A great deal, if the warnings of a joint Dutch-US study published this week are anything to go by. The scientific paper claims that giving children too much praise turns them into narcissists with low self-esteem.

Instead of telling our children that they are special, we should say they are as good as anyone else, according to the researchers, who studied 565 Dutch children aged seven to 11, and their parents.

It was found that parents who “over-value” their offspring and tell their children they’re special risk them growing up to have an inflated view of themselves. Simply telling a child he or she is loved means they will go on to be confident and well-rounded.

I realise that a scientific study such as this one is more robust than a parenting bible, but both risk applying rigid conclusions to individual children aged four, seven or even 11 - like those in the study - whose potential hasn’t yet been revealed.

My own daughter is in her first year at school and, as a summer-born child, needed a lot of encouragement to keep up with her classmates in reading and writing. At bedtime the other night, she read the word “naughty” correctly in a book, entirely independently. To me, this was an achievement worthy of effusive praise. (I should also praise her excellent teacher for teaching her phonics.)

I don’t use this example to boast about my daughter’s reading skills, but to say I refuse to feel guilty or embarrassed about lavishing praise on her. Does this mean I will cheer every scribble she draws or clap even if she drops a ball when playing catch? No. But I will give her plenty of positive reinforcement and encouragement as she grows up.

I am more determined to do this because she is a girl. There is a widespread assumption that, throughout school, girls become fearful of putting up their hands in class or do not believe they can do subjects like science, maths or technology - and now I have witnessed this tendency in my own daughter.

Last week, she was at a sports club and in a group of children where she was the only girl. The coach asked a simple question to which she knew the answer, but I watched as her arm remained by her side while all the boys put up their hands.

Then there are the times when she has been told by boys her own age that she can’t join in a game because she is a girl. If I don’t tell her now, at four, that there’s nothing she can’t do, or that, say, her kicking a football wide of a goal is nevertheless a good attempt, what will things be like when she’s 14?

Can it be she is already stepping back rather than, in the words of Facebook chief Sheryl Sandberg, leaning in? So the more praise I can give her - particularly where she feels less confident - the better equipped she will be for the world.

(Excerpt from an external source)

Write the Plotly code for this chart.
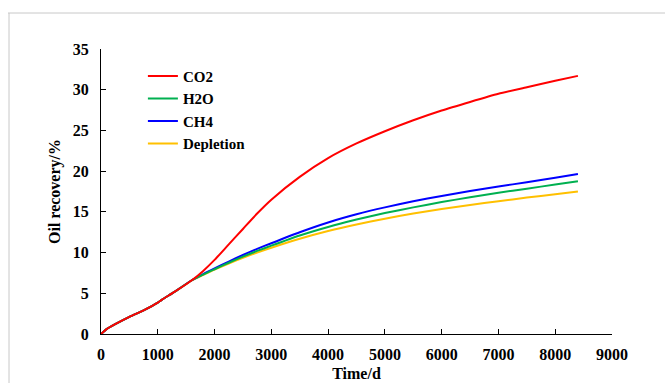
import plotly.graph_objects as go

time_d = [0, 100, 250, 500, 750, 1000, 1070, 1300, 1600, 1800, 2000, 2250, 2500, 2750,
          3000, 3500, 4000, 4500, 5000, 5500, 6000, 6500, 7000, 7500, 8000, 8400]
early = [0, 0.6, 1.2, 2.1, 2.9, 3.85, 4.2, 5.2, 6.6]
co2 = early + [7.75, 9.1, 11.0, 12.9, 14.8, 16.5, 19.3, 21.6, 23.4, 24.9, 26.25, 27.45, 28.5, 29.5, 30.3, 31.1, 31.7]
h2o = early + [7.3, 7.95, 8.75, 9.5, 10.2, 10.85, 12.1, 13.15, 14.05, 14.85, 15.55, 16.2, 16.8, 17.35, 17.85, 18.35, 18.75]
ch4 = early + [7.35, 8.05, 8.9, 9.7, 10.45, 11.15, 12.5, 13.7, 14.7, 15.55, 16.3, 16.95, 17.55, 18.1, 18.65, 19.2, 19.65]
depletion = early + [7.25, 7.9, 8.65, 9.35, 10.0, 10.6, 11.7, 12.65, 13.45, 14.15, 14.8, 15.35, 15.85, 16.3, 16.75, 17.15, 17.5]

series_names = ["CO2", "H2O", "CH4", "Depletion"]
series_vals = [co2, h2o, ch4, depletion]
colors = ["#FF0000", "#00B050", "#0000FF", "#FFC000"]

x_ticks = list(range(0, 9001, 1000))
y_ticks = list(range(0, 36, 5))

font_family = "Liberation Serif"

fig = go.Figure()
for name, vals, c in reversed(list(zip(series_names, series_vals, colors))):
    fig.add_trace(go.Scatter(x=time_d, y=vals, mode="lines", name="<b>" + name + "</b>",
                             line=dict(color=c, width=2, shape="spline", smoothing=0.6)))

fig.update_layout(
    width=665, height=383,
    margin=dict(l=101, r=53, t=49, b=49, autoexpand=False),
    plot_bgcolor="white", paper_bgcolor="white",
    font=dict(family=font_family, size=16, color="black"),
    showlegend=True,
    legend=dict(x=0.082, y=0.962, xanchor="left", yanchor="top",
                traceorder="reversed", font=dict(family=font_family, size=15, color="black"),
                bgcolor="rgba(0,0,0,0)", itemwidth=30, tracegroupgap=0),
    xaxis=dict(range=[0, 9000], tickvals=x_ticks, ticktext=["<b>%d</b>" % v for v in x_ticks],
               showgrid=False, zeroline=False, showline=True, linecolor="black", linewidth=1,
               ticks="inside", ticklen=5, tickcolor="black", automargin=False,
               tickfont=dict(family=font_family, size=16),
               ticklabelstandoff=6,
               title=dict(text="<b>Time/d</b>", font=dict(family=font_family, size=16), standoff=5)),
    yaxis=dict(range=[0, 35], tickvals=y_ticks, ticktext=["<b>%d</b>" % v for v in y_ticks],
               showgrid=False, zeroline=False, showline=True, linecolor="black", linewidth=1,
               ticks="inside", ticklen=5, tickcolor="black", automargin=False,
               tickfont=dict(family=font_family, size=16),
               ticklabelstandoff=8,
               title=dict(text="<b>Oil recovery/%</b>", font=dict(family=font_family, size=16), standoff=8)),
    shapes=[
        dict(type="line", xref="paper", yref="paper", x0=(8 - 101) / 511, x1=(665 - 101) / 511,
             y0=(334 - 13) / 285, y1=(334 - 13) / 285, line=dict(color="#C8C8C8", width=1)),
        dict(type="line", xref="paper", yref="paper", x0=(9 - 101) / 511, x1=(9 - 101) / 511,
             y0=(334 - 13) / 285, y1=(334 - 383) / 285, line=dict(color="#C8C8C8", width=1)),
    ],
)

fig.write_html("out.html")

This is not just about my daughter (that really would be narcissistic) but there is a wider point about society. When I was at a comprehensive school in the 1980s and early 1990s, there was a culture of shying away from talent. Mediocrity ruled, “specialness” was not allowed. Contrast that with the experience of my friend who went to a top girls’ day school at the same time, where the ethos was: “You can be anything you want to be.” I believe this contrast between the state and private sectors is less stark today, but telling children that they are merely as good as everyone else is depressingly anti-aspirational.

There is also something rather British in fighting shy of effusive praise. I prefer the go-getting attitude of the US. After all, they have the world’s largest economy and nearly always head the Olympic medals table. Americans are so renowned for being over the top that three years ago David McCullough, an English teacher, told graduating students in Boston, Massachusetts, that none of them was special. He was fed up with seeing overly praised, cosseted pupils thinking they were better than they really were.

But I think we British could do with being a bit more American.

The answer must be not to lump every child into a mass of mediocrity but to tease out each individual’s special abilities and talents.

No child should be left behind, of course, but nor should they be held back from aiming high in case it risks turning them into arrogant adults. I am not ashamed to say it, but I am a pushy parent.